# abandoned calf



## barrelracer8992 (Mar 14, 2005)

had a cow die having a calf, calf is still alive, 2 days old today, needed some advise on feeding it. thanx


----------



## Guinea mama (Feb 8, 2005)

Sorry to hear about your cow. Have you started your baby on the bottle? They should get 1 bottle 2 times a day with warm milk. You can get your milk replacement from any farm store although we prefer the grain elevator. If it is not on the bottle soon it will die. Also you might try a bag of replacement colostrum since it did not get any from mom.


----------



## Mc's Farm (Mar 12, 2005)

If you have other cattle that just had a calf, within a few days, you may want to try this...using vanilla extract rub over the cow's calf & then on the orphan. The cow should accept orphan as it's own. If not, you need to do what guinea mama states or that calf will be dead in 2 days. Good luck.


----------



## wr (Aug 10, 2003)

There's no point in worrying about colostrum now, the stomach lining has already changed. I expect that the calf must be on a bottle, a new born calf will not survive 2 days with no nourishment.


----------



## allenslabs (Feb 6, 2005)

What are the actions of the calf? Alert? Get on the bottle asap if the you don't have another mommy! It needs a bottle (normal calf bottle 4 pints size) twice and day. If you start to notice some dehydration (sunken eyes, tight skin, listlessness) give him an electrolye bottle in the middle. You can feed him pedialyte (used on babies), gatorade or I mix mine of 2-3 pints water w/a little salt and baking soda. I have to look up exactly how much. Someone else on here might know. Anyway. . . . . best of luck!! Poor little fella.


----------



## BJE Farm (Mar 15, 2005)

barrelracer8992 said:


> had a cow die having a calf, calf is still alive, 2 days old today, needed some advise on feeding it. thanx



Did it get its clostrum (the first milk the cow gives) It is wery important they can get that milk it helps to build the emunity system...
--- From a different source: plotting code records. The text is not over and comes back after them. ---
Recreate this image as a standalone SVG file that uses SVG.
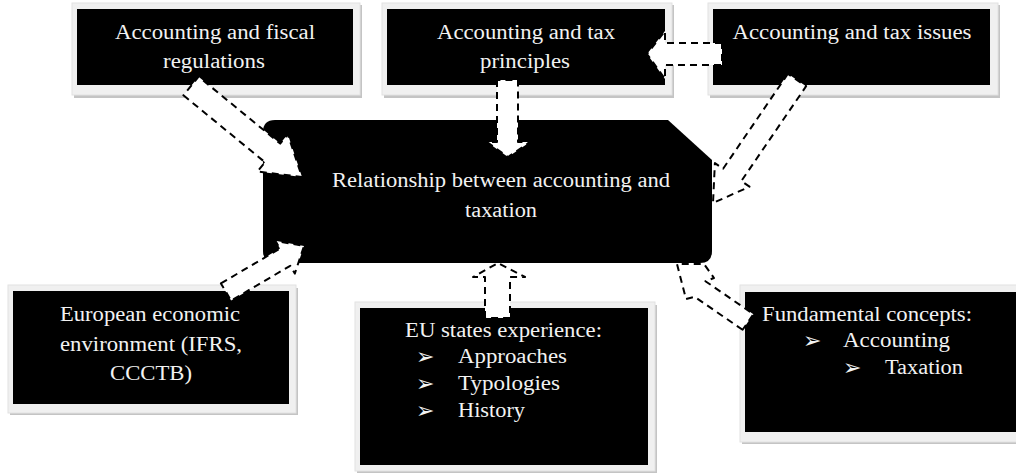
<svg xmlns="http://www.w3.org/2000/svg" width="1016" height="475" viewBox="0 0 1016 475">
<style>
.shadow{fill:#c4c4c4}
.frame{fill:#f0f0f0;stroke:#e2e2e2;stroke-width:1}
.box{fill:#000}
.t{font-family:"Liberation Serif","Times New Roman",serif;font-size:20px;fill:#f2f2f2}
.c{text-anchor:middle}
.b{font-family:"DejaVu Sans",sans-serif;font-size:22px;fill:#f2f2f2}
.arrow{fill:#fff;stroke:#000;stroke-width:2;stroke-dasharray:7 5;stroke-linejoin:round}
</style>
<rect width="1016" height="475" fill="#fff"/>

<g id="node-fiscal">
<rect class="shadow" x="74" y="5" width="288" height="93"/>
<rect class="frame" x="72" y="3" width="288" height="92"/>
<rect class="box" x="77" y="9" width="276" height="76"/>
<text class="t c" x="215" y="39" textLength="200" lengthAdjust="spacingAndGlyphs">Accounting and fiscal</text>
<text class="t c" x="214" y="68" textLength="102" lengthAdjust="spacingAndGlyphs">regulations</text>
</g>

<g id="node-principles">
<rect class="shadow" x="384" y="5" width="290" height="93"/>
<rect class="frame" x="382" y="3" width="290" height="92"/>
<rect class="box" x="387" y="9" width="278" height="76"/>
<text class="t c" x="526" y="39" textLength="178" lengthAdjust="spacingAndGlyphs">Accounting and tax</text>
<text class="t c" x="525" y="68" textLength="90" lengthAdjust="spacingAndGlyphs">principles</text>
</g>

<g id="node-issues">
<rect class="shadow" x="710" y="5" width="290" height="93"/>
<rect class="frame" x="708" y="3" width="290" height="92"/>
<rect class="box" x="713" y="9" width="277" height="76"/>
<text class="t c" x="852" y="39" textLength="239" lengthAdjust="spacingAndGlyphs">Accounting and tax issues</text>
</g>

<g id="node-center">
<path class="box" d="M275,120 H668 L712,160 V251 Q712,263 700,263 H275 Q263,263 263,251 V132 Q263,120 275,120 Z"/>
<text class="t c" x="501" y="187" textLength="338" lengthAdjust="spacingAndGlyphs">Relationship between accounting and</text>
<text class="t c" x="501" y="217" textLength="72" lengthAdjust="spacingAndGlyphs">taxation</text>
</g>

<g id="node-european">
<rect class="shadow" x="10" y="288" width="288" height="127"/>
<rect class="frame" x="8" y="285" width="288" height="128"/>
<rect class="box" x="13" y="291" width="276" height="113"/>
<text class="t c" x="150" y="321" textLength="180" lengthAdjust="spacingAndGlyphs">European economic</text>
<text class="t c" x="151" y="351" textLength="182" lengthAdjust="spacingAndGlyphs">environment (IFRS,</text>
<text class="t c" x="151" y="380" textLength="82" lengthAdjust="spacingAndGlyphs">CCCTB)</text>
</g>

<g id="node-eu-states">
<rect class="shadow" x="357" y="305" width="300" height="168"/>
<rect class="frame" x="355" y="302" width="300" height="169"/>
<rect class="box" x="360" y="308" width="288" height="157"/>
<text class="t" x="405" y="337" textLength="197" lengthAdjust="spacingAndGlyphs">EU states experience:</text>
<text class="b" x="416" y="364">➢</text>
<text class="t" x="458" y="363" textLength="109" lengthAdjust="spacingAndGlyphs">Approaches</text>
<text class="b" x="416" y="391">➢</text>
<text class="t" x="458" y="390" textLength="102" lengthAdjust="spacingAndGlyphs">Typologies</text>
<text class="b" x="416" y="418">➢</text>
<text class="t" x="458" y="417" textLength="67" lengthAdjust="spacingAndGlyphs">History</text>
</g>

<g id="node-fundamental">
<rect class="shadow" x="742" y="288" width="290" height="156"/>
<rect class="frame" x="740" y="285" width="290" height="157"/>
<rect class="box" x="745" y="292" width="280" height="140"/>
<text class="t" x="762" y="321" textLength="210" lengthAdjust="spacingAndGlyphs">Fundamental concepts:</text>
<text class="b" x="803" y="348">➢</text>
<text class="t" x="843" y="347" textLength="107" lengthAdjust="spacingAndGlyphs">Accounting</text>
<text class="b" x="843" y="375">➢</text>
<text class="t" x="885" y="374" textLength="78" lengthAdjust="spacingAndGlyphs">Taxation</text>
</g>

<g id="connectors">
<polygon id="arrow-fiscal" class="arrow" points="183.4,95.3 265,162.2 257.4,171.5 302,177 287.8,134.3 280.2,143.6 198.6,76.7"/>
<polygon id="arrow-principles" class="arrow" points="497,80 497,142 487,142 508,157 530,142 518,142 518,80"/>
<polygon id="arrow-issues-principles" class="arrow" points="722,43 665,43 665,31 647,54 665,79 665,65 722,65"/>
<polygon id="arrow-issues" class="arrow" points="787.9,73.8 723.1,168.7 714.9,163.1 713,203 749.5,186.7 741.3,181.1 806.1,86.2"/>
<polygon id="arrow-european" class="arrow" points="220.9,283.4 280,248.6 275.4,240.8 304,246 294.8,273.6 290.2,265.8 231.1,300.6"/>
<polygon id="arrow-eu-states" class="arrow" points="485,318 485,277 473,277 498,263 525,277 510,277 510,318"/>
<polygon id="arrow-fundamental" class="arrow" points="742.6,329.8 694.6,296.8 686,299 677,264 704,264 714,278 705.4,281.2 753.4,314.2"/>
</g>
</svg>
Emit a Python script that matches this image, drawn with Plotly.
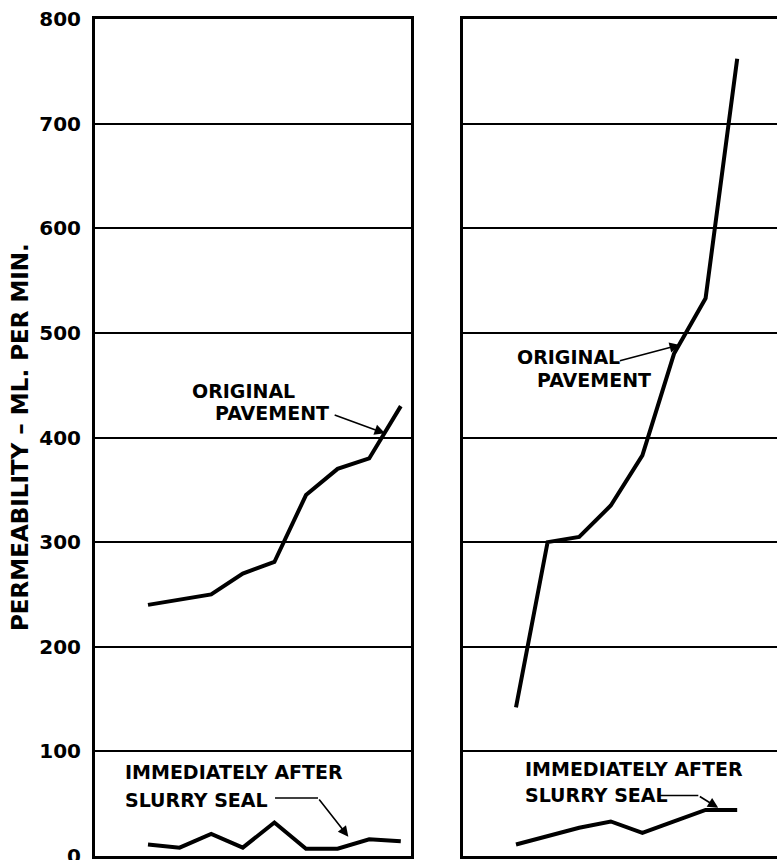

I am sorry What kinda cow is it.. if it is a Jersey, to much milk will harm her more that help her about a 1/2 a bottle will be best and need to move to 3/4 later on...

if it isn't a jersey that it will be alright to feed it a whole bottle, for as much as I know, Find out from someone who specializes in that breed. 

Good luck


----------



## barrelracer8992 (Mar 14, 2005)

Yeah the calf is doing fine, he is drinking a whole bottle of milk morning and evening. He is a hereford and Angus mix. Really pretty calf. Will a calf without a mommy stunt its growth. Im really happy that the calf lived. Vet came out and said she was straing to hard having the calf because it a really big calf. She busted her insides. Im really disappointed, she was a really good cow. We tried sticking the calf on another cow by using the vanilla extract but she almost killed him by kicking him. But i hope this calf still lives as well as he is now. thanx for all of the advise.


----------



## dosthouhavemilk (Oct 29, 2004)

Stunted?

Boy, if that were the case dairy farmers would never raise their calves by hand.


Our calves are all raised by hand and do very well. Stunting should not be an issue. With you raising the calf yourself, you will hopefully be more aware of how the calf is doing and be able to react and take care of the calf the same as their dam would have.


----------



## Mutti (Sep 7, 2002)

We are currently raising a beef calf that the neighbor gave us 'cause her mama had been shot and killed. Luckily had had colustrum a she was about 6 days old. Two bottles a day, clean water at all times and calf starter. Our milk replacer says not to wean off bottle until they are taking at least 1 1/2 lbs. grain a day...our little piggie is up to that already at three weeks old. She also gets fresh flake of hay daily and is eating more of that each day....I think it is important that they get sunshine,too...we took down a solid board wall and put a hog panel over one end of the barn so she can lay in the sun and she usually is these nice days. She likes to talk to the other cows,too. Tried having one of our other mamas feed here but no go...would let her nurse only if mama was in the stanchion....didn't know the vanilla trick! DEE


----------